Apple has lost smartphone marketshare to Google's Android platform for years, but it appears the new iPhones have reversed that slide to some degree. Recent data shows the iPhone made gains against Android in most markets, putting Apple on course for a record holiday quarter. Google isn't in any danger of losing its dominant market position, though Apple is surely enjoying the resurgence of its main money-maker.
Residents across the UK have been snapping up the new iPhones at a furious pace, according to Kantar Worldpanel ComTech. iPhone sales shot up 10.4 percentage points between Aug. 1 and Oct. 31. The iPhone 6 and 6 Plus went on sale Sept. 19, or about halfway through the three-month period measured by Kantar. The iPhone represented 39.5% of all UK smartphone sales -- its highest level ever.
In the UK, 34% of iPhone sales came from 16 to 24 year olds, and 64% came from males. iPhone buyers told Kantar they like the iPhone 6 because it supports 4G (51%), it has a good screen (49%), and because the design is appealing (45%). The smaller iPhone 6 outsold the larger iPhone 6 Plus by a ratio of 4:1, according to Kantar. Apple has loyal fans in the UK, where 86% of iPhone 6 buyers were upgrading from an older model. Only about 5% switched from a Samsung handset.

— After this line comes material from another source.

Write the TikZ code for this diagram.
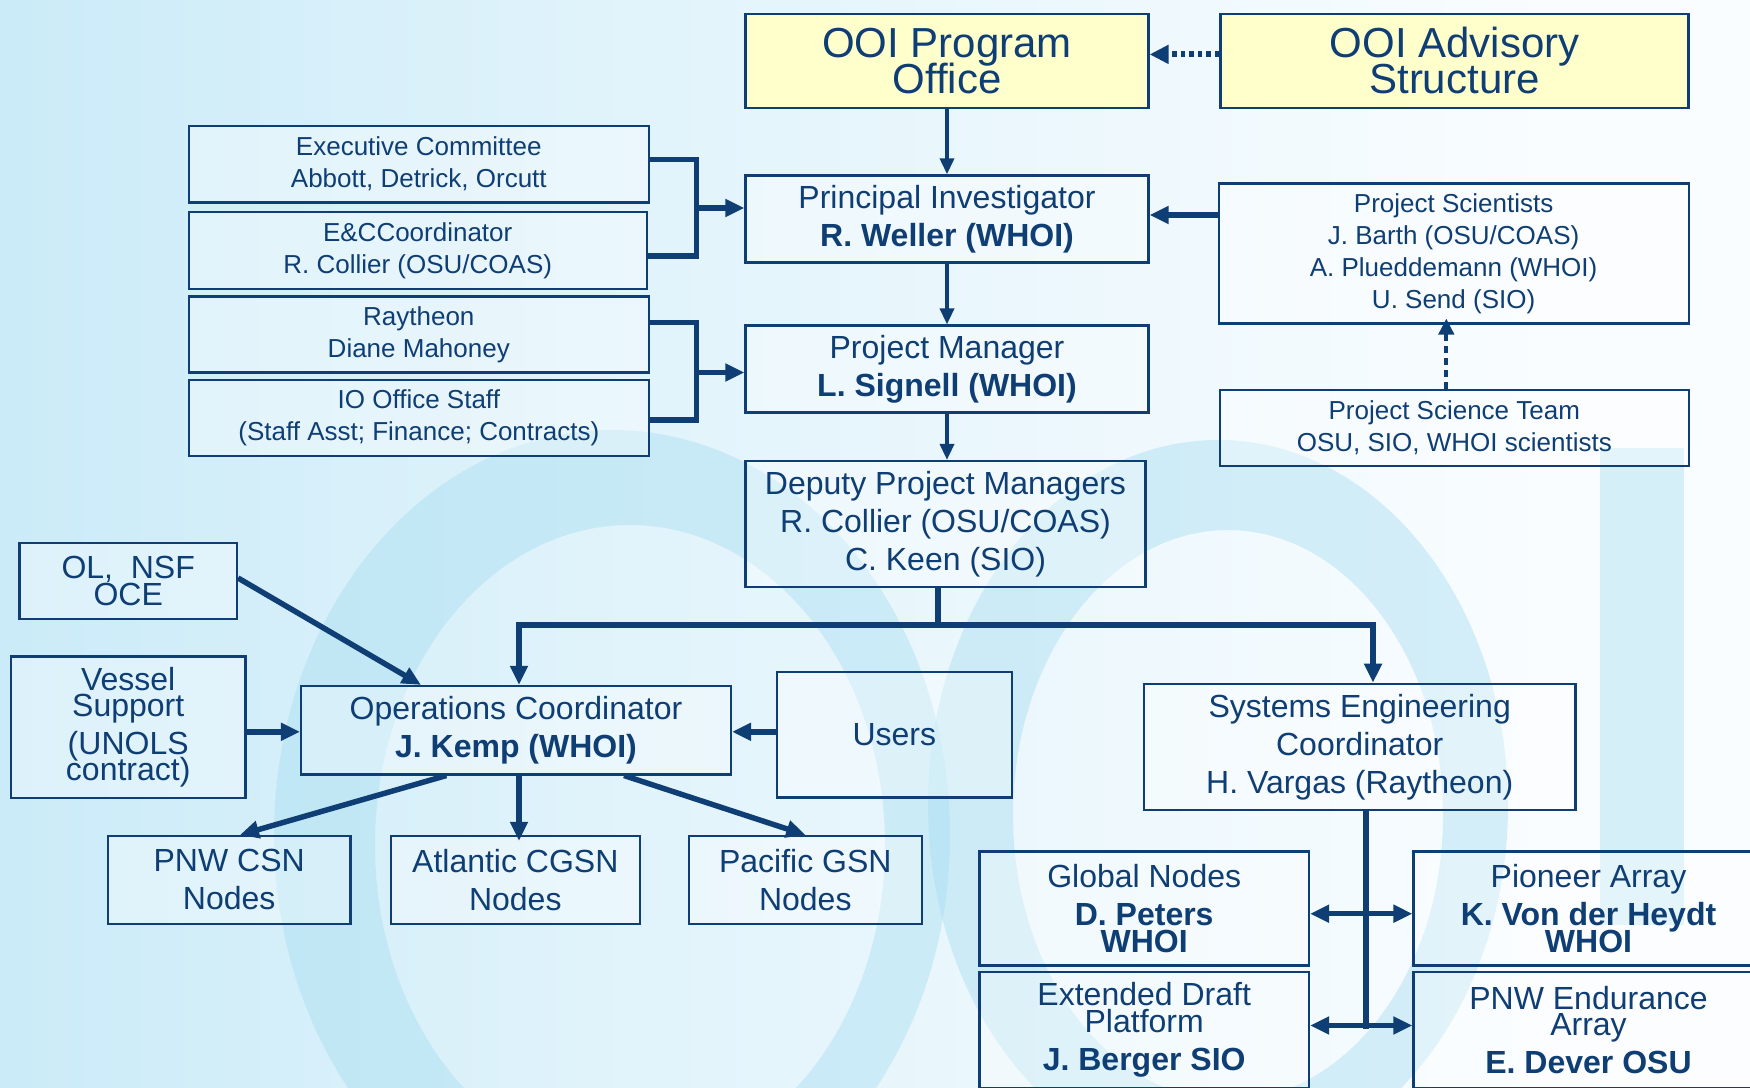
\documentclass[tikz,border=0pt]{standalone}
\usepackage{fontspec}
\setmainfont{Liberation Sans}
\usetikzlibrary{arrows.meta}
\definecolor{navy}{RGB}{14,62,116}
\definecolor{bgA}{RGB}{186,229,246}
\definecolor{bgB}{RGB}{224,243,251}
\definecolor{bgC}{RGB}{250,253,255}
\definecolor{wmc}{RGB}{168,222,241}
\definecolor{ylw}{RGB}{255,255,204}
\pgfdeclarehorizontalshading{bgshade}{100bp}{color(0bp)=(bgA); color(12bp)=(bgA); color(42bp)=(bgB); color(70bp)=(bgC); color(100bp)=(bgC)}
\newcommand\szS{\fontsize{26}{32}\selectfont\lineskiplimit=-100pt\lineskip=0pt}
\newcommand\szM{\fontsize{32}{38}\selectfont\lineskiplimit=-100pt\lineskip=0pt}
\newcommand\szL{\fontsize{42}{36}\selectfont\lineskiplimit=-100pt\lineskip=0pt}
\tikzset{
  box/.style={draw=navy, line width=2.2pt, fill=white, fill opacity=0.35, draw opacity=1, text opacity=1,
    text=navy, align=center, inner sep=0pt},
  ybox/.style={box, fill=ylw, fill opacity=1},
  thnline/.style={draw=navy, line width=3.5pt, -{Triangle[length=16pt,width=14pt]}},
  thkline/.style={draw=navy, line width=5.5pt},
  tipT/.style={-{Triangle[length=19pt,width=17pt]}},
  dottedarr/.style={draw=navy, line width=6pt, dash pattern=on 4.5pt off 4pt, -{Triangle[length=19pt,width=18pt]}},
  dashedarr/.style={draw=navy, line width=4pt, dash pattern=on 7pt off 5pt, -{Triangle[length=16pt,width=15pt]}},
  wmark/.style={fill=wmc, opacity=0.45, even odd rule},
}
\begin{document}
\begin{tikzpicture}[x=1pt,y=-1pt]
\useasboundingbox (0,0) rectangle (1750,1087);
\shade[shading=bgshade] (0,0) rectangle (1750,1087);
% watermark (OOI logo)
\fill[wmark] (612,835) ellipse [x radius=338, y radius=405] (630,845) ellipse [x radius=255, y radius=320];
\fill[wmark] (1218,805) ellipse [x radius=290, y radius=365] (1228,815) ellipse [x radius=215, y radius=285];
\fill[wmark] (1600,448) rectangle (1684,925);

% boxes
\node[ybox, font=\szL, minimum width=403, minimum height=93.7] (po) at (947,60.9) {OOI Program\\Office};
\node[ybox, font=\szL, minimum width=468, minimum height=93.7] (adv) at (1454.5,60.9) {OOI Advisory\\Structure};
\node[box, font=\szS, minimum width=460, minimum height=76.8] (ec) at (418.8,164) {Executive Committee\\Abbott, Detrick, Orcutt};
\node[box, font=\szS, minimum width=458, minimum height=77] (ecc) at (417.7,250.5) {E\&CCoordinator\\R. Collier (OSU/COAS)};
\node[box, font=\szS, minimum width=460, minimum height=76] (ray) at (418.8,334.5) {Raytheon\\Diane Mahoney};
\node[box, font=\szS, minimum width=460, minimum height=76] (io) at (418.8,418) {IO Office Staff\\(Staff Asst; Finance; Contracts)};
\node[box, font=\szM, minimum width=403, minimum height=87] (pi) at (947,218.9) {Principal Investigator\\\textbf{R. Weller (WHOI)}};
\node[box, font=\szM, minimum width=403, minimum height=87] (pm) at (947,369) {Project Manager\\\textbf{L. Signell (WHOI)}};
\node[box, font=\szM, minimum width=400, minimum height=125.8] (dep) at (945.5,523.9) {Deputy Project Managers\\R. Collier (OSU/COAS)\\C. Keen (SIO)};
\node[box, font=\szS, minimum width=470, minimum height=140] (ps) at (1453.6,253.4) {Project Scientists\\J. Barth (OSU/COAS)\\A. Plueddemann (WHOI)\\U. Send (SIO)};
\node[box, font=\szS, minimum width=468.6, minimum height=75.8] (pst) at (1454.3,427.9) {Project Science Team\\OSU, SIO, WHOI scientists};
\node[box, font=\szM, minimum width=217.5, minimum height=75.8] (ol) at (128.2,581) {OL,\ \ NSF\\[-11pt]OCE};
\node[box, font=\szM, minimum width=234.5, minimum height=141.5] (ves) at (128.2,727.2) {Vessel\\[-11.5pt]Support\\(UNOLS\\[-12pt]contract)};
\node[box, font=\szM, minimum width=430, minimum height=88.4] (ops) at (516,730.2) {Operations Coordinator\\\textbf{J. Kemp (WHOI)}};
\node[box, font=\szM, minimum width=234.7, minimum height=125.5] (usr) at (894.3,734.7) {Users};
\node[box, font=\szM, minimum width=431.4, minimum height=126.2] (se) at (1359.7,746.9) {Systems Engineering\\Coordinator\\H. Vargas (Raytheon)};
\node[box, font=\szM, minimum width=242.4, minimum height=87.6] (pnw) at (229.2,879.8) {PNW CSN\\Nodes};
\node[box, font=\szM, minimum width=249.4, minimum height=87.6] (atl) at (515.3,879.8) {Atlantic CGSN\\Nodes};
\node[box, font=\szM, minimum width=233.4, minimum height=87.6] (pac) at (805.3,879.8) {Pacific GSN\\Nodes};
\node[box, font=\szM, minimum width=329.6, minimum height=114] (glb) at (1144.2,908.5) {Global Nodes\\\textbf{D. Peters}\\[-11.5pt]\textbf{WHOI}};
\node[box, font=\szM, minimum width=350, minimum height=114] (pio) at (1588.5,908.5) {Pioneer Array\\\textbf{K. Von der Heydt}\\[-11.5pt]\textbf{WHOI}};
\node[box, font=\szM, minimum width=329.6, minimum height=116] (edp) at (1144.2,1030) {Extended Draft\\[-11.5pt]Platform\\\textbf{J. Berger SIO}};
\node[box, font=\szM, minimum width=350, minimum height=116] (pne) at (1588.5,1030) {PNW Endurance\\[-11.5pt]Array\\\textbf{E. Dever OSU}};

% connectors: top
\draw[dottedarr] ([yshift=6.5pt]adv.west) -- ([yshift=6.5pt]po.east);
\draw[thnline] (po.south) -- (pi.north);
\draw[thnline] (pi.south) -- (pm.north);
\draw[thnline] (pm.south) -- (pm.south |- dep.north);
% brackets
\coordinate (j1) at (696.4,208);
\coordinate (j2) at (696.4,372.5);
\draw[thkline] ([yshift=4.4pt]ec.east) -| (j1) |- ([yshift=-5.5pt]ecc.east);
\draw[thkline, tipT] (j1) -- (j1 -| pi.west);
\draw[thkline] ([yshift=11.8pt]ray.east) -| (j2) |- ([yshift=-2pt]io.east);
\draw[thkline, tipT] (j2) -- (j2 -| pm.west);
% project scientists
\coordinate (j3) at (1218.7,215);
\draw[thkline, tipT] (j3) -- (j3 -| pi.east);
\draw[dashedarr] ([xshift=-8pt]pst.north) -- ([xshift=-8pt,yshift=6pt]pst.north |- ps.south);
% deputy bus
\coordinate (busM) at (938,625);
\coordinate (busL) at (519,625);
\coordinate (busR) at (1373,625);
\draw[thkline] (dep.south -| busM) -- (busM);
\draw[thkline, tipT] (busM) -- (busL) -- (busL |- ops.north);
\draw[thkline, tipT] (busM) -- (busR) -- (busR |- se.north);
% operations
\draw[thkline, tipT] ([yshift=3pt]ol.east) -- ([xshift=-95pt]ops.north);
\draw[thkline, tipT] ([yshift=-4.6pt]ves.east) -- ([yshift=-4.6pt]ves.east -| ops.west);
\draw[thkline, tipT] ([yshift=2.9pt]usr.west) -- ([yshift=2.9pt]usr.west -| ops.east);
\draw[thkline, tipT] ([xshift=-69.6pt]ops.south) -- ([xshift=10.8pt]pnw.north);
\draw[thkline, tipT] ([xshift=3pt]ops.south) -- ([xshift=3pt,yshift=-6pt]ops.south |- atl.north);
\draw[thkline, tipT] ([xshift=108pt]ops.south) -- (pac.north);
% systems engineering
\coordinate (sebot) at (1366,1028.5);
\draw[thkline] (se.south -| sebot) -- (sebot);
\draw[thkline, {Triangle[length=19pt,width=17pt]}-{Triangle[length=19pt,width=17pt]}] ([yshift=-5.2pt]glb.east) -- ([yshift=-5.2pt]glb.east -| pio.west);
\draw[thkline, {Triangle[length=19pt,width=17pt]}-{Triangle[length=19pt,width=17pt]}] ([yshift=4.5pt]edp.east) -- ([yshift=4.5pt]edp.east -| pne.west);
\end{tikzpicture}
\end{document}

[iOS 8 takes the lead. Read Android Lollipop's Slow Start Vs. iOS 8.]
The iPhone also surged in France, Germany, Italy, and Spain, where its sales rose six percentage points, to 20.7% of the market. Android dipped just 2.6 percentage points, to 69.4% of the market.
In the US, Apple sold only 0.7% more iPhones in the three months ending in October compared to the year-ago period. Together, AT&T and Verizon accounted for 83.6% of iPhone sales, leaving just 16.4% for Sprint and T-Mobile combined. Kantar says AT&T was responsible for 63% of all iPhone 6 Plus sales. Who's buying the larger iPhone? Older males. The iPhone 6 outsold the 6 Plus by a ratio of 3:1. Across the four major carriers, iPhones accounted for four of the five best-selling individual phones.

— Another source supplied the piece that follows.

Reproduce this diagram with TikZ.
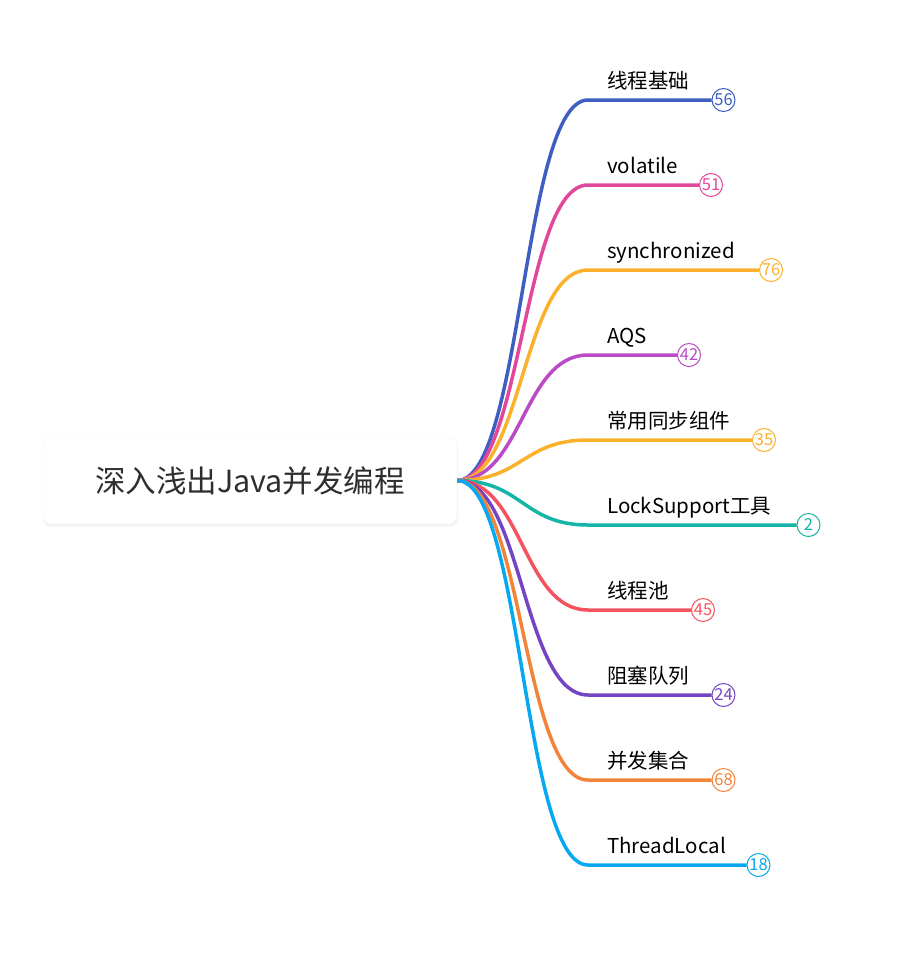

Apple made more modest gains in China, where the iPhone accounted for just 15.7% of smartphone sales in the three-month period ending Oct. 31. Though the iPhone was available for only two weeks of that period, it was the third-best selling individual handset in China. Kantar notes that phone maker Xiaomi is the dominant brand in China.

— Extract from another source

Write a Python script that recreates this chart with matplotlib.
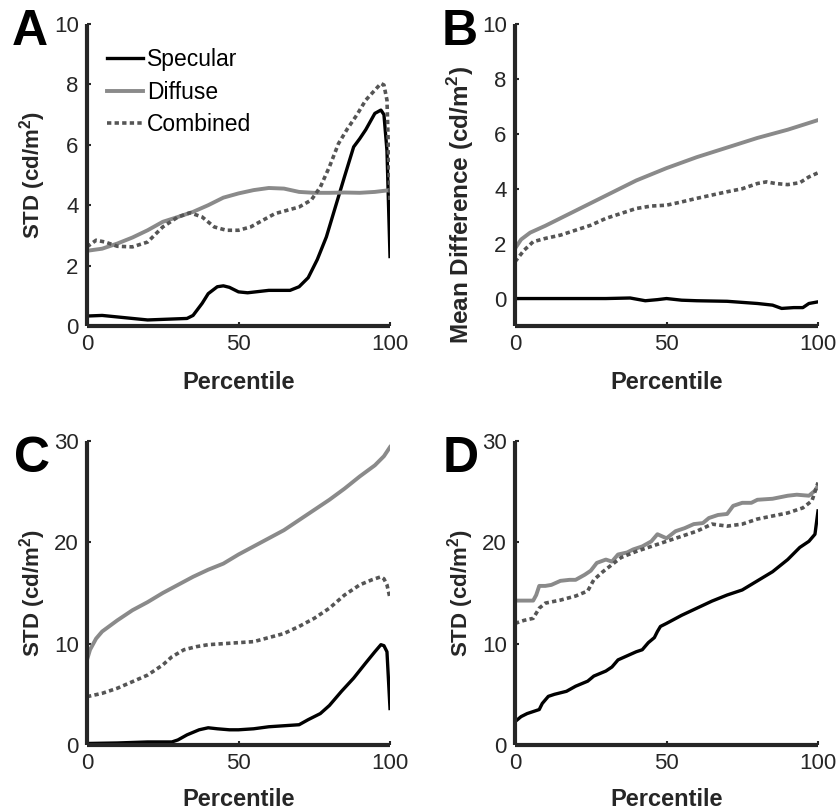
import numpy as np
import matplotlib
matplotlib.use("Agg")
from matplotlib import pyplot as plt

plt.rcParams['font.family'] = ['Liberation Sans', 'DejaVu Sans']
plt.rcParams['mathtext.fontset'] = 'custom'
plt.rcParams['mathtext.rm'] = 'Liberation Sans'
plt.rcParams['mathtext.bf'] = 'Liberation Sans:bold'

#
# data (x = percentile)
#
# panel A
a_spec_x = [0, 5, 10, 20, 33, 35, 38, 40, 43, 45, 47, 50, 53, 60, 67, 70, 73, 76, 79, 82, 85, 88, 90, 92, 95, 97, 98, 99, 100]
a_spec_y = [0.33, 0.35, 0.3, 0.2, 0.25, 0.35, 0.75, 1.07, 1.3, 1.33, 1.28, 1.13, 1.1, 1.18, 1.18, 1.3, 1.6, 2.2, 2.95, 3.95, 4.95, 5.93, 6.2, 6.5, 7.04, 7.15, 7.0, 5.8, 2.3]
a_diff_x = [0, 5, 10, 15, 20, 25, 30, 35, 40, 45, 50, 55, 60, 65, 70, 75, 80, 85, 90, 95, 100]
a_diff_y = [2.49, 2.56, 2.73, 2.93, 3.17, 3.45, 3.61, 3.78, 4.0, 4.25, 4.39, 4.5, 4.57, 4.55, 4.44, 4.41, 4.41, 4.42, 4.41, 4.44, 4.5]
a_comb_x = [0, 3, 6, 10, 15, 20, 25, 30, 34, 38, 42, 46, 50, 54, 58, 62, 66, 70, 74, 77, 80, 83, 86, 89, 92, 95, 97, 98, 99, 100]
a_comb_y = [2.62, 2.84, 2.78, 2.64, 2.62, 2.78, 3.28, 3.61, 3.75, 3.61, 3.28, 3.17, 3.17, 3.28, 3.5, 3.72, 3.83, 3.94, 4.17, 4.6, 5.27, 6.04, 6.54, 6.98, 7.48, 7.81, 8.03, 7.98, 7.48, 4.1]

# panel B
b_spec_x = [0, 10, 20, 30, 38, 43, 47, 50, 55, 60, 70, 80, 85, 88, 92, 95, 97, 100]
b_spec_y = [0.0, 0.0, 0.0, 0.0, 0.02, -0.08, -0.04, 0.0, -0.06, -0.08, -0.1, -0.18, -0.24, -0.36, -0.33, -0.33, -0.18, -0.12]
b_diff_x = [0, 2, 5, 10, 20, 30, 40, 50, 60, 70, 80, 90, 100]
b_diff_y = [1.82, 2.15, 2.4, 2.65, 3.2, 3.75, 4.3, 4.75, 5.15, 5.5, 5.85, 6.15, 6.5]
b_comb_x = [0, 3, 6, 10, 15, 20, 25, 30, 35, 40, 45, 50, 55, 60, 65, 70, 75, 80, 83, 86, 90, 94, 97, 100]
b_comb_y = [1.34, 1.76, 2.07, 2.19, 2.31, 2.49, 2.67, 2.92, 3.1, 3.28, 3.37, 3.4, 3.52, 3.65, 3.77, 3.89, 4.0, 4.19, 4.25, 4.19, 4.15, 4.22, 4.43, 4.58]

# panel C
c_spec_x = [0, 10, 20, 28, 30, 33, 37, 40, 43, 47, 50, 55, 60, 65, 70, 73, 77, 80, 84, 88, 92, 95, 97, 98, 99, 100]
c_spec_y = [0.15, 0.2, 0.3, 0.3, 0.5, 1.0, 1.5, 1.7, 1.6, 1.5, 1.5, 1.6, 1.8, 1.9, 2.0, 2.5, 3.1, 3.9, 5.3, 6.6, 8.1, 9.2, 9.9, 9.8, 9.2, 3.6]
c_diff_x = [0, 1, 3, 5, 10, 15, 20, 25, 30, 35, 40, 45, 50, 55, 60, 65, 70, 75, 80, 85, 90, 95, 98, 100]
c_diff_y = [8.4, 9.4, 10.5, 11.2, 12.3, 13.3, 14.1, 15.0, 15.8, 16.6, 17.3, 17.9, 18.8, 19.6, 20.4, 21.2, 22.2, 23.2, 24.2, 25.3, 26.5, 27.6, 28.5, 29.4]
c_comb_x = [0, 5, 10, 15, 20, 25, 28, 32, 36, 40, 45, 50, 55, 60, 65, 70, 75, 80, 85, 90, 94, 97, 98, 99, 100]
c_comb_y = [4.77, 5.1, 5.6, 6.25, 6.9, 7.9, 8.7, 9.4, 9.7, 9.9, 10.0, 10.1, 10.2, 10.6, 11.0, 11.7, 12.5, 13.5, 14.8, 15.8, 16.3, 16.6, 16.4, 15.8, 14.5]

# panel D
d_spec_x = [0, 2, 4, 8, 9, 11, 13, 17, 20, 24, 26, 30, 32, 34, 37, 40, 42, 44, 46, 47, 48, 50, 55, 60, 65, 70, 75, 80, 85, 90, 94, 97, 99, 100]
d_spec_y = [2.3, 2.8, 3.1, 3.5, 4.1, 4.8, 5.0, 5.3, 5.8, 6.3, 6.8, 7.3, 7.7, 8.4, 8.8, 9.2, 9.4, 10.1, 10.6, 11.2, 11.7, 12.0, 12.8, 13.5, 14.2, 14.8, 15.3, 16.2, 17.1, 18.3, 19.5, 20.1, 20.8, 23.1]
d_diff_x = [0, 6, 7, 8, 10, 12, 15, 18, 20, 23, 25, 27, 30, 32, 34, 37, 39, 42, 45, 47, 50, 53, 56, 59, 62, 64, 67, 70, 72, 75, 78, 80, 85, 90, 93, 97, 99, 100]
d_diff_y = [14.25, 14.25, 14.8, 15.7, 15.7, 15.8, 16.2, 16.3, 16.3, 16.8, 17.2, 17.97, 18.3, 18.1, 18.8, 19.0, 19.3, 19.6, 20.1, 20.8, 20.4, 21.1, 21.4, 21.8, 21.9, 22.4, 22.7, 22.8, 23.6, 23.9, 23.9, 24.2, 24.3, 24.6, 24.7, 24.6, 25.1, 25.6]
d_comb_x = [0, 3, 6, 8, 10, 15, 20, 24, 26, 29, 32, 35, 40, 45, 50, 55, 60, 65, 70, 75, 80, 85, 90, 95, 98, 100]
d_comb_y = [12.0, 12.3, 12.5, 13.5, 14.0, 14.3, 14.7, 15.2, 16.3, 17.1, 17.8, 18.5, 19.1, 19.6, 20.1, 20.6, 21.1, 21.8, 21.6, 21.8, 22.3, 22.6, 22.9, 23.4, 24.1, 25.9]

series_names = ['Specular', 'Diffuse', 'Combined']
panel_letters = ['A', 'B', 'C', 'D']
ylabels = [r'STD (cd/m$^\mathbf{2}$)', r'Mean Difference (cd/m$^\mathbf{2}$)',
           r'STD (cd/m$^\mathbf{2}$)', r'STD (cd/m$^\mathbf{2}$)']
ylims = [(0, 10), (-1, 10), (0, 30), (0, 30)]
yticks = [[0, 2, 4, 6, 8, 10], [0, 2, 4, 6, 8, 10], [0, 10, 20, 30], [0, 10, 20, 30]]

panels = [
    [(a_spec_x, a_spec_y), (a_diff_x, a_diff_y), (a_comb_x, a_comb_y)],
    [(b_spec_x, b_spec_y), (b_diff_x, b_diff_y), (b_comb_x, b_comb_y)],
    [(c_spec_x, c_spec_y), (c_diff_x, c_diff_y), (c_comb_x, c_comb_y)],
    [(d_spec_x, d_spec_y), (d_diff_x, d_diff_y), (d_comb_x, d_comb_y)],
]

# styles
W, H = 836, 811
ink = '#262626'
line_styles = [
    dict(color='black', lw=2.4, ls='-'),
    dict(color='#8a8a8a', lw=2.8, ls='-'),
    dict(color='#555555', lw=2.6, ls=(0, (1.2, 0.9))),
]
# axes boxes in pixels: left, top, right, bottom
boxes = [(87, 24, 390, 326), (515, 24, 818, 326), (87, 441, 390, 745), (515, 441, 818, 745)]
letter_pos = [(12, 45), (442, 45), (14, 472), (443, 472)]
ylabel_y = [0.5, 0.40, 0.5, 0.5]
ylabel_size = [16, 17.5, 16, 16]
xlabel_y = [-0.15, -0.15, -0.14, -0.14]

fig = plt.figure(figsize=(W / 100, H / 100), dpi=100)

for i, (l, t, r, b) in enumerate(boxes):
    ax = fig.add_axes([l / W, 1 - b / H, (r - l) / W, (b - t) / H])
    for (x, y), st, name in zip(panels[i], line_styles, series_names):
        ax.plot(x, y, label=name, solid_joinstyle='round', **st)
    ax.set_xlim(0, 100)
    ax.set_ylim(*ylims[i])
    ax.set_xticks([0, 50, 100])
    ax.set_yticks(yticks[i])
    for s in ['top', 'right']:
        ax.spines[s].set_visible(False)
    for s in ['left', 'bottom']:
        ax.spines[s].set_linewidth(3)
        ax.spines[s].set_color(ink)
        ax.spines[s].set_capstyle('butt')
    ax.tick_params(direction='in', length=3, width=1.5, colors=ink,
                   labelsize=16, pad=6)
    ax.set_xlabel('Percentile', fontsize=17, fontweight='bold', color=ink)
    ax.set_ylabel(ylabels[i], fontsize=ylabel_size[i], fontweight='bold', color=ink)
    ax.xaxis.set_label_coords(0.5, xlabel_y[i])
    ax.yaxis.set_label_coords(-0.128, ylabel_y[i])
    lx, ly = letter_pos[i]
    fig.text(lx / W, 1 - ly / H, panel_letters[i], fontsize=36,
             fontweight='bold', va='baseline', ha='left', color='black')
    if i == 0:
        ax.legend(loc='upper left', frameon=False, fontsize=16.5,
                  bbox_to_anchor=(107 / W, 1 - 48 / H), bbox_transform=fig.transFigure,
                  borderpad=0, borderaxespad=0, handlelength=1.55,
                  handletextpad=0.2, labelspacing=0.42)

fig.savefig('out.png', dpi=100)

Apple performed poorly year-over-year in Japan. In October 2013, the iPhone held 61.1% of the market and Android held only 36.2%. The iPhone's share dropped significantly, to 48% by October of this year. Android, with 48.1%, barely pushed it out of the top spot.
Earlier this week, IDC released its predictions for the smartphone market, and its report corroborates the trends witnessed by Kantar. Android's overall share around the world will drop from 85% to 80%, says IDC, and iOS's share will increase slightly to 13%. Despite its low overall share, Apple will maintain control over 34% of all mobile revenues thanks to its higher average selling prices.